┌──
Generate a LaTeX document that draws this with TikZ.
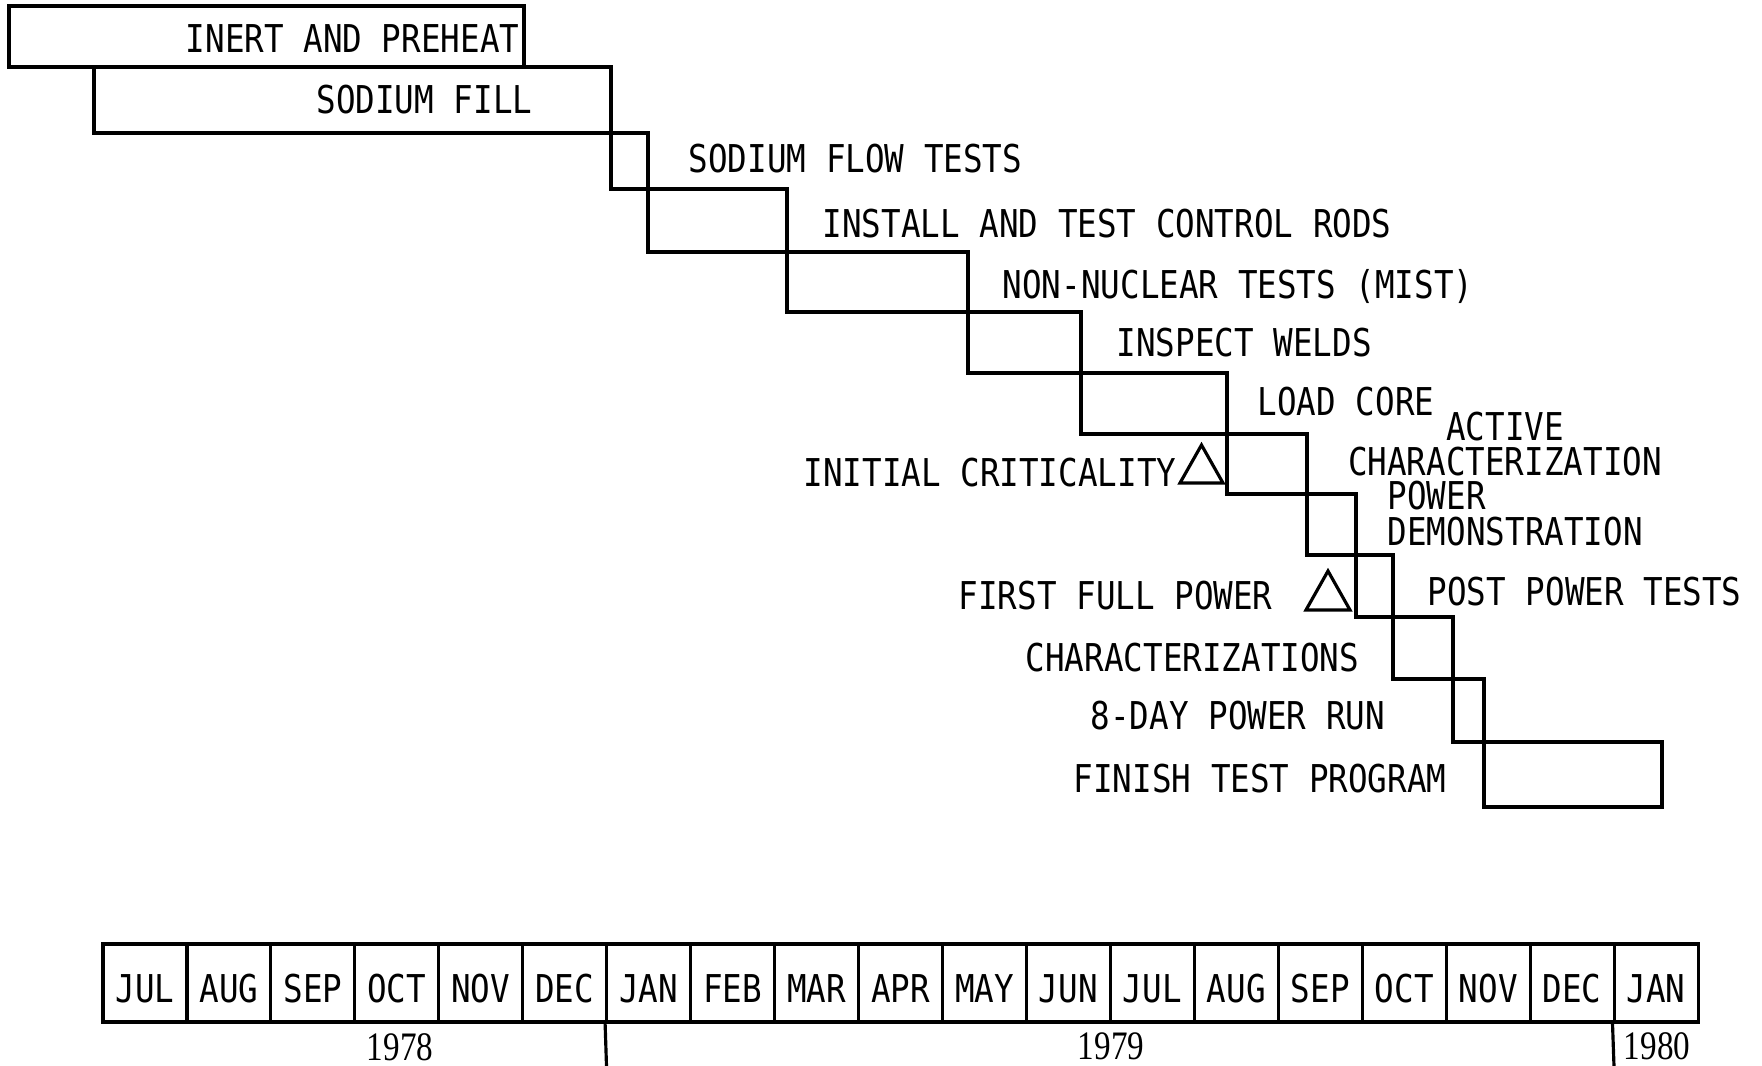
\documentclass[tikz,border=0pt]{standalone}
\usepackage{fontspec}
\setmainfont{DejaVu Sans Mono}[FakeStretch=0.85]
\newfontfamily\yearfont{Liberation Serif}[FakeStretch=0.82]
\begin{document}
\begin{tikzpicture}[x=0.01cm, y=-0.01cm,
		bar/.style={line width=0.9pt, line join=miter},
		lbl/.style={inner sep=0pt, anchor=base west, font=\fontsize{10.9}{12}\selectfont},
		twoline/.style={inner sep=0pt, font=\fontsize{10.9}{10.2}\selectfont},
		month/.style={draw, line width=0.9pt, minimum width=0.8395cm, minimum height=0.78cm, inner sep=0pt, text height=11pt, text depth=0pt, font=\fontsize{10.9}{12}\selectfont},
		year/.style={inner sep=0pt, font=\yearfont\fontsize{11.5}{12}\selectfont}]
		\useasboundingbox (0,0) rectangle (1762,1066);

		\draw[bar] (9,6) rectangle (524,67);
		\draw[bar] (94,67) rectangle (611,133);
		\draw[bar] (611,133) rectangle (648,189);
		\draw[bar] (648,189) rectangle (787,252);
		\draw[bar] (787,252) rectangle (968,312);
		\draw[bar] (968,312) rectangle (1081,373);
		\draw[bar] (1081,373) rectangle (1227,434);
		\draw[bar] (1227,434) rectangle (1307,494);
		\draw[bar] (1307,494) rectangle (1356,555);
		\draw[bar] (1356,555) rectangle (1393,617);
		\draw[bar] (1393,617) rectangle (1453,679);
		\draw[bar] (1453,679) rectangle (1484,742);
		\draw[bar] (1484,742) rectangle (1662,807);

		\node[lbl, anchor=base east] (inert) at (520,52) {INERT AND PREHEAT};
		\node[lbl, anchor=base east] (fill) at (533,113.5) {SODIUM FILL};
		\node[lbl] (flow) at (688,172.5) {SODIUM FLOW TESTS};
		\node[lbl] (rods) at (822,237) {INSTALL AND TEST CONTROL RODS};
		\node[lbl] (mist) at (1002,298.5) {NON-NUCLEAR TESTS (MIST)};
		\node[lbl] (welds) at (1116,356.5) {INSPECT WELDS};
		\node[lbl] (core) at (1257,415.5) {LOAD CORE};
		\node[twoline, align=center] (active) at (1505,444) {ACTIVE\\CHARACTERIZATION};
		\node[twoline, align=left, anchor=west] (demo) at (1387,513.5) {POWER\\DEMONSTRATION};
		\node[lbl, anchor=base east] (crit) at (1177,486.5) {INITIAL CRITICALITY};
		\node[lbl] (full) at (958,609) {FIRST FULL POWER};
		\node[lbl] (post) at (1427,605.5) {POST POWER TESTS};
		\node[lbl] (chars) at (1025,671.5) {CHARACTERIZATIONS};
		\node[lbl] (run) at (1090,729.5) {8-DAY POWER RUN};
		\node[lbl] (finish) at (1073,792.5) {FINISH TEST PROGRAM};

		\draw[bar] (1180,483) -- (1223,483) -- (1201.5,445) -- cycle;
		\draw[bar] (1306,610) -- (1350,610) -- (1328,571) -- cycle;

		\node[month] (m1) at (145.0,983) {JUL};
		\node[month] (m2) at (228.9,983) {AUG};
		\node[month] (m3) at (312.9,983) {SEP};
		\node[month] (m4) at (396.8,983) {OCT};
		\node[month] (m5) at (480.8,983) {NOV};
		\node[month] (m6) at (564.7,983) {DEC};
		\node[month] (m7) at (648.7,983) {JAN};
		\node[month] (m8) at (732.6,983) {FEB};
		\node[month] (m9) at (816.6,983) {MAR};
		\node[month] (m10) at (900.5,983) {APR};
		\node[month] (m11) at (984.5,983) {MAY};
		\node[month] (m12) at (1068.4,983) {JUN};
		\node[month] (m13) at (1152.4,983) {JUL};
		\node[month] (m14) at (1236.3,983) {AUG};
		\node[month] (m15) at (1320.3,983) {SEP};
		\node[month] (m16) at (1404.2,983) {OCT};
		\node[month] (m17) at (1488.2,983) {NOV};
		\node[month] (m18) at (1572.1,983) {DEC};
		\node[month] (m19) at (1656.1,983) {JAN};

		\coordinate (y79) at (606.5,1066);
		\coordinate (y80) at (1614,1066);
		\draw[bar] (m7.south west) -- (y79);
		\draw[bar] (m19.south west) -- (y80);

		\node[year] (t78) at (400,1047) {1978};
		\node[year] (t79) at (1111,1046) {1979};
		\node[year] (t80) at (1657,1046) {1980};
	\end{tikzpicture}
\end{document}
└──
● STATED EXERCISE
All of the material above is to be copied exactly, except for its images.

● TASK RESULT
Generate a LaTeX document that draws this with TikZ.
\documentclass[tikz,border=0pt]{standalone}
\usepackage{fontspec}
\setmainfont{DejaVu Sans Mono}[FakeStretch=0.85]
\newfontfamily\yearfont{Liberation Serif}[FakeStretch=0.82]
\begin{document}
\begin{tikzpicture}[x=0.01cm, y=-0.01cm,
		bar/.style={line width=0.9pt, line join=miter},
		lbl/.style={inner sep=0pt, anchor=base west, font=\fontsize{10.9}{12}\selectfont},
		twoline/.style={inner sep=0pt, font=\fontsize{10.9}{10.2}\selectfont},
		month/.style={draw, line width=0.9pt, minimum width=0.8395cm, minimum height=0.78cm, inner sep=0pt, text height=11pt, text depth=0pt, font=\fontsize{10.9}{12}\selectfont},
		year/.style={inner sep=0pt, font=\yearfont\fontsize{11.5}{12}\selectfont}]
		\useasboundingbox (0,0) rectangle (1762,1066);

		\draw[bar] (9,6) rectangle (524,67);
		\draw[bar] (94,67) rectangle (611,133);
		\draw[bar] (611,133) rectangle (648,189);
		\draw[bar] (648,189) rectangle (787,252);
		\draw[bar] (787,252) rectangle (968,312);
		\draw[bar] (968,312) rectangle (1081,373);
		\draw[bar] (1081,373) rectangle (1227,434);
		\draw[bar] (1227,434) rectangle (1307,494);
		\draw[bar] (1307,494) rectangle (1356,555);
		\draw[bar] (1356,555) rectangle (1393,617);
		\draw[bar] (1393,617) rectangle (1453,679);
		\draw[bar] (1453,679) rectangle (1484,742);
		\draw[bar] (1484,742) rectangle (1662,807);

		\node[lbl, anchor=base east] (inert) at (520,52) {INERT AND PREHEAT};
		\node[lbl, anchor=base east] (fill) at (533,113.5) {SODIUM FILL};
		\node[lbl] (flow) at (688,172.5) {SODIUM FLOW TESTS};
		\node[lbl] (rods) at (822,237) {INSTALL AND TEST CONTROL RODS};
		\node[lbl] (mist) at (1002,298.5) {NON-NUCLEAR TESTS (MIST)};
		\node[lbl] (welds) at (1116,356.5) {INSPECT WELDS};
		\node[lbl] (core) at (1257,415.5) {LOAD CORE};
		\node[twoline, align=center] (active) at (1505,444) {ACTIVE\\CHARACTERIZATION};
		\node[twoline, align=left, anchor=west] (demo) at (1387,513.5) {POWER\\DEMONSTRATION};
		\node[lbl, anchor=base east] (crit) at (1177,486.5) {INITIAL CRITICALITY};
		\node[lbl] (full) at (958,609) {FIRST FULL POWER};
		\node[lbl] (post) at (1427,605.5) {POST POWER TESTS};
		\node[lbl] (chars) at (1025,671.5) {CHARACTERIZATIONS};
		\node[lbl] (run) at (1090,729.5) {8-DAY POWER RUN};
		\node[lbl] (finish) at (1073,792.5) {FINISH TEST PROGRAM};

		\draw[bar] (1180,483) -- (1223,483) -- (1201.5,445) -- cycle;
		\draw[bar] (1306,610) -- (1350,610) -- (1328,571) -- cycle;

		\node[month] (m1) at (145.0,983) {JUL};
		\node[month] (m2) at (228.9,983) {AUG};
		\node[month] (m3) at (312.9,983) {SEP};
		\node[month] (m4) at (396.8,983) {OCT};
		\node[month] (m5) at (480.8,983) {NOV};
		\node[month] (m6) at (564.7,983) {DEC};
		\node[month] (m7) at (648.7,983) {JAN};
		\node[month] (m8) at (732.6,983) {FEB};
		\node[month] (m9) at (816.6,983) {MAR};
		\node[month] (m10) at (900.5,983) {APR};
		\node[month] (m11) at (984.5,983) {MAY};
		\node[month] (m12) at (1068.4,983) {JUN};
		\node[month] (m13) at (1152.4,983) {JUL};
		\node[month] (m14) at (1236.3,983) {AUG};
		\node[month] (m15) at (1320.3,983) {SEP};
		\node[month] (m16) at (1404.2,983) {OCT};
		\node[month] (m17) at (1488.2,983) {NOV};
		\node[month] (m18) at (1572.1,983) {DEC};
		\node[month] (m19) at (1656.1,983) {JAN};

		\coordinate (y79) at (606.5,1066);
		\coordinate (y80) at (1614,1066);
		\draw[bar] (m7.south west) -- (y79);
		\draw[bar] (m19.south west) -- (y80);

		\node[year] (t78) at (400,1047) {1978};
		\node[year] (t79) at (1111,1046) {1979};
		\node[year] (t80) at (1657,1046) {1980};
	\end{tikzpicture}
\end{document}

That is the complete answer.